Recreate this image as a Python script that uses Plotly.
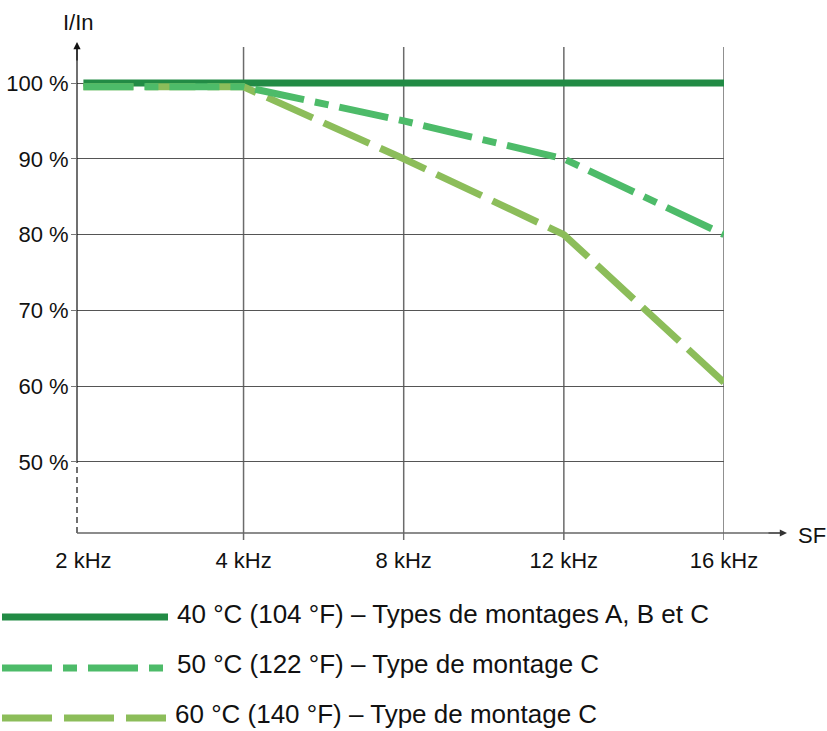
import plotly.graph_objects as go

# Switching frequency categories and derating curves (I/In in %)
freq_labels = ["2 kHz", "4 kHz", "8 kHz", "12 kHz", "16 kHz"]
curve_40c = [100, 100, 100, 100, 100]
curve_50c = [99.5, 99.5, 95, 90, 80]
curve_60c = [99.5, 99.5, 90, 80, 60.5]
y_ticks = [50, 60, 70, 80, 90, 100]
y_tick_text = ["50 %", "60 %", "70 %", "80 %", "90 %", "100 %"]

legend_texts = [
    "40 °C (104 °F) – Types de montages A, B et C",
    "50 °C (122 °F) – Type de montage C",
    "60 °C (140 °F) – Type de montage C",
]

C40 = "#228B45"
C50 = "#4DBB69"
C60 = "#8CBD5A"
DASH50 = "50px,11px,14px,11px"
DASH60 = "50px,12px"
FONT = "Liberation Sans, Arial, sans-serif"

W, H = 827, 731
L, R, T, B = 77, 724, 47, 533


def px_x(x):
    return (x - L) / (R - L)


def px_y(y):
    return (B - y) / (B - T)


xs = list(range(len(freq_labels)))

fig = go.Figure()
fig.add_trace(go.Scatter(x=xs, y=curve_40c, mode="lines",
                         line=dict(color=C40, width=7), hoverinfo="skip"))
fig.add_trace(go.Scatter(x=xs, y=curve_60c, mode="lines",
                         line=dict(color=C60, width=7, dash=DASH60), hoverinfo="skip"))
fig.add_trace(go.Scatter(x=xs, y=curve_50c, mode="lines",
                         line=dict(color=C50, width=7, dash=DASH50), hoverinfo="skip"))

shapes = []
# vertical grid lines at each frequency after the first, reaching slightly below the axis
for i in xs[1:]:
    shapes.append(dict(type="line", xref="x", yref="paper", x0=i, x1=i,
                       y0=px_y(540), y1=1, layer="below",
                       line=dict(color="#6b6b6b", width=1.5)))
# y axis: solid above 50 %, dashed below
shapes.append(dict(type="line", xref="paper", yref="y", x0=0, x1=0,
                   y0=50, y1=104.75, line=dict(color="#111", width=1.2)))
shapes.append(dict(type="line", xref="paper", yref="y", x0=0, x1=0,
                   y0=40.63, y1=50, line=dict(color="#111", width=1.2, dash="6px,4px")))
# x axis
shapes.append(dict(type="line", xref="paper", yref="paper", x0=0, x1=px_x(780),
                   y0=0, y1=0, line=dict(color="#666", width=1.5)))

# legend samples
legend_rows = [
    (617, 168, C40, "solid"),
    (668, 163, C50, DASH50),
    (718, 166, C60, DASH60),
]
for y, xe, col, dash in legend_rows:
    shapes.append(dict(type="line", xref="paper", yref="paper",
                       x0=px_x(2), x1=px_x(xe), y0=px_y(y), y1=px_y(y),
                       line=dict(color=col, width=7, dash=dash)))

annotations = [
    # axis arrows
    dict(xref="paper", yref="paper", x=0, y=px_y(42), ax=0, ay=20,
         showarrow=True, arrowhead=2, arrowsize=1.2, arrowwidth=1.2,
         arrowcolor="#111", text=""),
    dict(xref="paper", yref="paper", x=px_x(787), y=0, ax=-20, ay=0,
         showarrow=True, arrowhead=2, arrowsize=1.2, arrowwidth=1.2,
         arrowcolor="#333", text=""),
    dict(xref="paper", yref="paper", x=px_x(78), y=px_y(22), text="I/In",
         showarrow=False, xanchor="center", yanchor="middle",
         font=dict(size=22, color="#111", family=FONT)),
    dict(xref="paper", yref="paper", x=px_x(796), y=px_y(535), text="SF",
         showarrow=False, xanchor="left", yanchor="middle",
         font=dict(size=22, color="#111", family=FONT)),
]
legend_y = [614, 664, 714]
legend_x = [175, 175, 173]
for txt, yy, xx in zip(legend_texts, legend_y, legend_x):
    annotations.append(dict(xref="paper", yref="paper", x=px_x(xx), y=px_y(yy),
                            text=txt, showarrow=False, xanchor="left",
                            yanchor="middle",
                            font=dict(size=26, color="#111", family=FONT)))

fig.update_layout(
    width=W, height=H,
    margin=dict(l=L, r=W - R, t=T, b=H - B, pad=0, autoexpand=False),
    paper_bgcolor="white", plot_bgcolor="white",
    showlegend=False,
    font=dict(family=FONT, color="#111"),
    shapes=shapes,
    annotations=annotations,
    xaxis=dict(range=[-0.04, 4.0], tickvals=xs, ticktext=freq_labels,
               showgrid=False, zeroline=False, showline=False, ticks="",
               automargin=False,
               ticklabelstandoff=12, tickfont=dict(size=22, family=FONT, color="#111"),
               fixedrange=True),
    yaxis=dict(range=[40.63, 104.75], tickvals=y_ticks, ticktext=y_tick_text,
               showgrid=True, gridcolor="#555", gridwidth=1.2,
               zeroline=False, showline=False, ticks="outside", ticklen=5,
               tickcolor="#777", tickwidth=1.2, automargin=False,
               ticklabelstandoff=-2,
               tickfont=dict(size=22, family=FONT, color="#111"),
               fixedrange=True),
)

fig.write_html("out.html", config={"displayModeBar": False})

### WHAT YOU ARE ASKED TO DO
Extract the lines exactly, please: the first line of the listing, the line with "xs = list(range(len(freq_labels)))", and every line between them, but no pictures.

### ANSWER TO THE TASK
Recreate this image as a Python script that uses Plotly.
import plotly.graph_objects as go

# Switching frequency categories and derating curves (I/In in %)
freq_labels = ["2 kHz", "4 kHz", "8 kHz", "12 kHz", "16 kHz"]
curve_40c = [100, 100, 100, 100, 100]
curve_50c = [99.5, 99.5, 95, 90, 80]
curve_60c = [99.5, 99.5, 90, 80, 60.5]
y_ticks = [50, 60, 70, 80, 90, 100]
y_tick_text = ["50 %", "60 %", "70 %", "80 %", "90 %", "100 %"]

legend_texts = [
    "40 °C (104 °F) – Types de montages A, B et C",
    "50 °C (122 °F) – Type de montage C",
    "60 °C (140 °F) – Type de montage C",
]

C40 = "#228B45"
C50 = "#4DBB69"
C60 = "#8CBD5A"
DASH50 = "50px,11px,14px,11px"
DASH60 = "50px,12px"
FONT = "Liberation Sans, Arial, sans-serif"

W, H = 827, 731
L, R, T, B = 77, 724, 47, 533


def px_x(x):
    return (x - L) / (R - L)


def px_y(y):
    return (B - y) / (B - T)


xs = list(range(len(freq_labels)))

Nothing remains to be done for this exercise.